La Suprema Corte chiarisce, infatti, che, <<la responsabilità degli amministratori sociali per i danni cagionati alla società amministrata ha natura contrattuale, sicché la società stessa (o il curatore, nel caso in cui l’azione sia proposta ex art. 146 L. fall.) è tenuta ad allegare le violazioni compiute dagli amministratori ai loro doveri, come pure a provare il danno e il nesso di causalità tra la violazione e il danno, mentre spetta agli amministratori provare, con riferimento agli addebiti contestatigli, l’osservanza dei predetti doveri (Cass. 7 febbraio 2020, n. 2975; Cass. 31 agosto2016, n. 17441). In conseguenza, a fronte di disponibilità patrimoniali pacificamente fuoriuscite, senza apparente giustificazione, dall’attivo della società, questa, nell’agire per il risarcimento del danno nei confronti dell’amministratore, può limitarsi ad allegare l’inadempimento, consistente nella distrazione o dispersione delle dette risorse, mentre compete allo stesso amministratore la prova del suo adempimento, consistente nella destinazione delle attività patrimoniali in questione all’estinzione di debiti sociali o il loro impiego per lo svolgimento dell’attività sociale, in conformità della disciplina normativa e statutaria>>.

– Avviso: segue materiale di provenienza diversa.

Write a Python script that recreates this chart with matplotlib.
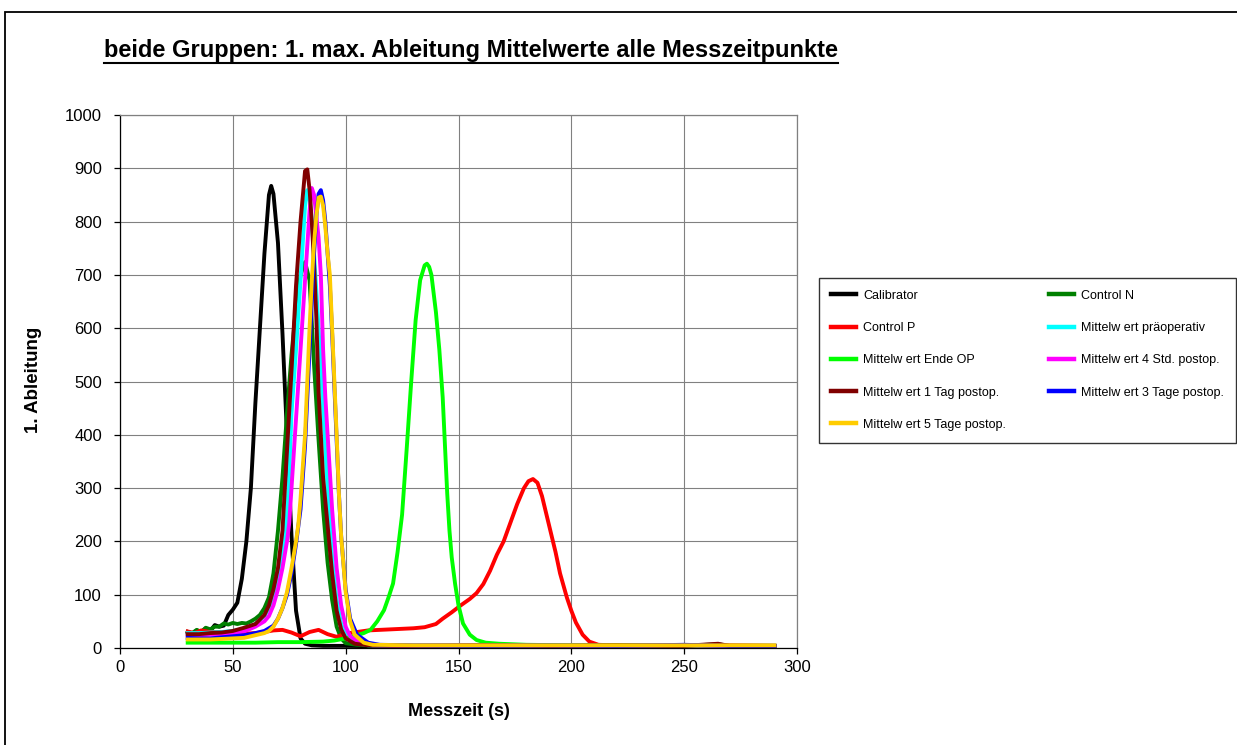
import matplotlib
matplotlib.use("Agg")
import matplotlib.pyplot as plt
from matplotlib.patches import Rectangle
from matplotlib.lines import Line2D

plt.rcParams['font.family'] = ['Liberation Sans', 'DejaVu Sans']

# ---------------- data ----------------
t_cal = [30,32,34,36,38,40,42,44,46,48,50,52,54,56,58,60,62,64,66,67,68,70,72,74,76,78,80,82,85,90,100,120,150,180,210,240,270,290]
v_cal = [30,26,33,30,37,32,43,40,42,62,72,85,130,200,300,460,600,740,850,867,852,760,590,400,210,70,18,8,5,4,4,3,4,3,4,3,3,3]

t_cn = [30,32,34,36,38,40,42,44,46,48,50,52,54,56,58,60,62,64,66,68,70,72,74,76,78,80,82,84,86,88,90,92,94,96,98,100,105,110,130,160,190,220,250,265,270,290]
v_cn = [30,28,34,30,38,35,40,40,46,44,47,45,47,46,50,55,62,75,95,140,220,320,440,550,640,700,724,690,530,390,260,160,90,40,18,9,6,5,4,5,4,5,4,7,4,4]

t_cp = [30,33,36,40,44,48,52,56,60,64,68,72,76,80,84,88,92,96,100,105,110,115,120,125,130,135,140,143,147,151,155,158,161,164,167,170,173,176,179,181,183,185,187,189,191,193,195,198,200,202,205,208,212,218,230,250,270,290]
v_cp = [31,28,33,30,30,27,30,27,28,30,33,34,29,22,30,34,26,21,27,30,33,34,35,36,37,39,45,55,67,80,92,103,120,145,175,200,235,270,300,313,317,310,285,250,215,180,140,95,70,48,25,12,6,5,4,4,5,4]

t_pr = [30,35,40,45,50,55,60,64,66,68,70,72,74,75,76,78,80,81,82,83,84,85,86,88,90,92,94,96,98,100,104,110,130,160,190,220,250,270,290]
v_pr = [28,28,29,30,32,36,45,60,75,100,125,170,250,330,440,560,690,760,830,859,845,800,740,600,450,300,170,90,45,25,10,5,4,5,4,4,5,4,4]

t_eo = [30,40,50,60,70,80,90,95,100,105,108,111,114,117,119,121,123,125,127,129,131,133,135,136,137,138,140,141.5,143,144,145,146,147,148.5,150,152,155,158,162,168,180,200,230,260,290]
v_eo = [10,10,10,10,11,11,12,14,18,24,28,34,50,71,95,121,180,250,371,497,615,690,718,721,715,700,630,560,470,380,290,220,170,120,80,46,25,15,10,8,6,5,5,4,4]

t_4s = [30,35,40,45,50,55,60,64,66,68,70,72,74,75,76,78,80,82,84,85,86,88,89,90,91,92,94,96,98,100,102,106,112,130,160,190,220,250,270,290]
v_4s = [24,24,25,25,28,31,40,50,60,80,110,150,200,235,300,430,560,690,820,863,850,770,700,560,470,400,260,150,80,40,22,10,5,4,5,4,4,5,4,4]

t_1t = [30,35,40,45,50,55,60,64,66,68,70,72,74,76,78,80,82,83,84,85,86,87,88,90,92,94,96,98,100,104,110,130,160,190,220,250,265,270,290]
v_1t = [26,26,28,29,32,38,45,62,80,110,150,220,370,520,680,800,895,898,860,800,720,620,480,320,230,140,70,35,18,8,5,4,5,4,5,4,8,4,4]

t_3t = [30,35,40,45,50,55,60,64,68,70,72,74,76,78,80,82,84,86,87,88,89,90,91,92,93,94,95,96,97,98,100,102,105,110,115,130,160,190,220,250,270,290]
v_3t = [19,18,18,20,22,24,28,32,42,55,75,100,140,195,260,380,560,740,810,852,859,840,800,740,680,590,490,390,290,210,110,55,25,10,6,5,4,5,4,6,4,4]

t_5t = [30,35,40,45,50,55,60,64,66,68,70,72,74,76,78,79,80,82,83,84,85,86,87,88,89,90,91,92,93,94,95,96,97,98,100,102,104,108,112,130,160,190,220,250,270,290]
v_5t = [16,16,16,17,18,19,24,28,32,40,55,75,105,150,200,231,280,400,500,600,690,760,810,845,847,830,790,740,700,600,500,400,290,210,105,50,25,10,6,5,5,5,5,5,5,5]

series_labels = ["Calibrator", "Control N", "Control P", "Mittelw ert präoperativ",
                 "Mittelw ert Ende OP", "Mittelw ert 4 Std. postop.",
                 "Mittelw ert 1 Tag postop.", "Mittelw ert 3 Tage postop.",
                 "Mittelw ert 5 Tage postop."]
series_colors = ["#000000", "#008000", "#FF0000", "#00FFFF", "#00FF00",
                 "#FF00FF", "#800000", "#0000FF", "#FFCC00"]
series_t = [t_cal, t_cn, t_cp, t_pr, t_eo, t_4s, t_1t, t_3t, t_5t]
series_v = [v_cal, v_cn, v_cp, v_pr, v_eo, v_4s, v_1t, v_3t, v_5t]

x_ticks = [0, 50, 100, 150, 200, 250, 300]
y_ticks = [0, 100, 200, 300, 400, 500, 600, 700, 800, 900, 1000]

title = "beide Gruppen: 1. max. Ableitung Mittelwerte alle Messzeitpunkte"
xlabel = "Messzeit (s)"
ylabel = "1. Ableitung"

# ---------------- figure ----------------
W, H = 1237, 745
fig = plt.figure(figsize=(W / 100, H / 100), dpi=100)
ax = fig.add_axes([120 / W, 1 - 648 / H, (797 - 120) / W, (648 - 115) / H])

for t, v, c, lab in zip(series_t, series_v, series_colors, series_labels):
    ax.plot(t, v, color=c, lw=2.8, label=lab, solid_joinstyle='round')

ax.set_xlim(0, 300)
ax.set_ylim(0, 1000)
ax.set_xticks(x_ticks)
ax.set_yticks(y_ticks)
ax.grid(True, color='#808080', lw=0.8)
ax.set_axisbelow(True)
for s in ['top', 'right']:
    ax.spines[s].set_color('#808080')
    ax.spines[s].set_linewidth(0.9)
for s in ['left', 'bottom']:
    ax.spines[s].set_color('black')
    ax.spines[s].set_linewidth(0.9)
ax.tick_params(axis='both', direction='out', length=4, width=0.9, labelsize=12, colors='black')
ax.tick_params(axis='y', pad=9)
ax.tick_params(axis='x', pad=5)

fig.text(459 / W, 1 - 711 / H, xlabel, ha='center', va='center', fontsize=13, fontweight='bold')
fig.text(33 / W, 1 - 380 / H, ylabel, ha='center', va='center', rotation=90, fontsize=13.5, fontweight='bold')

tt = fig.text(104 / W, 1 - 57 / H, title, ha='left', va='baseline', fontsize=17.05, fontweight='bold')

# legend (row-major order)
order = [0, 2, 4, 6, 8, 1, 3, 5, 7]
handles = [Line2D([], [], color=series_colors[i], lw=3.2) for i in order]
labels = [series_labels[i] for i in order]
x0 = 819 / W
y0 = 1 - 443 / H
leg = fig.legend(handles, labels, loc='upper left',
                 bbox_to_anchor=(x0, y0, 1236 / W - x0, (443 - 278) / H),
                 mode='expand', ncol=2, fontsize=9, frameon=True, fancybox=False,
                 edgecolor='black', borderaxespad=0, borderpad=0.95,
                 labelspacing=1.62, handlelength=2.0, handletextpad=0.6,
                 columnspacing=1.0)
leg.get_frame().set_linewidth(1.0)

# outer chart frame
fig.patches.append(Rectangle((5 / W, -0.05), 1.2, (1 - 12 / H) + 0.05, transform=fig.transFigure,
                             fill=False, ec='black', lw=1.3))

# underline title
fig.canvas.draw()
bb = tt.get_window_extent(fig.canvas.get_renderer())
uy = (H - 63) / H
fig.add_artist(Line2D([bb.x0 / W, bb.x1 / W], [uy, uy], transform=fig.transFigure,
                      color='black', lw=1.5))

fig.savefig("out.png", dpi=100)
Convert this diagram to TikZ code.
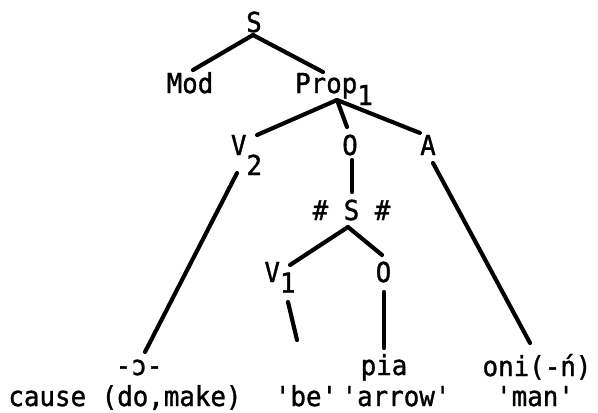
\documentclass[tikz,border=0pt]{standalone}
\usepackage{fontspec}
\setmonofont{DejaVu Sans Mono}[FakeStretch=0.94, FakeBold=1.2]
\begin{document}
\begin{tikzpicture}[x=0.75pt,y=-0.75pt,
  lbl/.style={inner sep=0pt, anchor=base, font=\ttfamily\fontsize{20.6pt}{24pt}\selectfont},
  branch/.style={line width=3.1pt, line cap=round}]
\useasboundingbox (0,0) rectangle (598,412);
% nodes
\node[lbl] (s0) at (254,32) {S};
\node[lbl] (mod) at (190,93) {Mod};
\node[lbl] (prop) at (334,93) {Prop\raisebox{-9pt}{1}};
\node[lbl] (v2) at (246.5,155) {V\raisebox{-15pt}{2}};
\node[lbl] (o1) at (350,155) {O};
\node[lbl] (a) at (428,155) {A};
\node[lbl] (s1) at (351.5,220) {\# S \#};
\node[lbl] (v1) at (280,282) {V\raisebox{-8pt}{1}};
\node[lbl] (o2) at (383.5,282) {O};
\node[lbl] (caus) at (139,375) {-ɔ-};
\node[lbl] (pia) at (384,375) {pia};
\node[lbl] (oni) at (537,376) {oni(-ń)};
\node[lbl] (gl1) at (125,406) {cause (do,make)};
\node[lbl] (gl2) at (306,406) {'be'};
\node[lbl] (gl3) at (396,406) {'arrow'};
\node[lbl] (gl4) at (535,406) {'man'};
% branches
\draw[branch] ([shift={(-1,3)}]s0.base) -- ([shift={(3,-23)}]mod.base);
\draw[branch] ([shift={(-1,3)}]s0.base) -- ([shift={(-11,-21)}]prop.base);
\draw[branch] ([shift={(3,7)}]prop.base) -- ([shift={(10.5,-20)}]v2.base);
\draw[branch] ([shift={(3,7)}]prop.base) -- ([shift={(-3,-28)}]o1.base);
\draw[branch] ([shift={(3,7)}]prop.base) -- ([shift={(-8,-22)}]a.base);
\draw[branch] ([shift={(-9.5,18)}]v2.base) -- ([shift={(6,-23)}]caus.base);
\draw[branch] ([shift={(2,5)}]o1.base) -- ([shift={(0.5,-28)}]s1.base);
\draw[branch] ([shift={(5,8)}]a.base) -- ([shift={(-7,-33)}]oni.base);
\draw[branch] ([shift={(-3.5,7)}]s1.base) -- ([shift={(10,-17)}]v1.base);
\draw[branch] ([shift={(-3.5,7)}]s1.base) -- ([shift={(-1.5,-27)}]o2.base);
\draw[branch] ([shift={(8,20)}]v1.base) -- ([shift={(-9,-66)}]gl2.base);
\draw[branch] ([shift={(0.5,10)}]o2.base) -- ([shift={(0,-27)}]pia.base);
\end{tikzpicture}
\end{document}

Nel caso di specie, il Socio-attore aveva evidenziato che gli esborsi compiuti dal liquidatore, che risultavano eccentrici rispetto ai costi risultanti dai bilanci successivi al 2010, in cui erano maturati, non erano stati giustificati dal ricorrente, il quale non aveva provveduto a fornire la documentazione contabile neanche a seguito delle richieste formulate dal Socio a norma dell’art. 2476 c.c., con la conseguenza che doveva ritenersi, quantomeno per presunzioni, che i costi in questione fossero inesistenti. A fronte di tale contestazione, spettava al liquidatore dimostrare che le operazioni effettuate erano perfettamente legittime e conformi ai doveri del proprio ufficio. Tuttavia questi, nel corso del giudizio, non ha prodotto alcuna documentazione giustificativa e, d’altra parte, l’ammontare dei debiti in questione non trovava ragione in considerazione dell’inattività e della successiva liquidazione della società.
Il liquidatore, quindi, è venuto meno all’onere di dimostrare la conformità delle operazioni compiute ai propri doveri, risultando soccombente nel giudizio.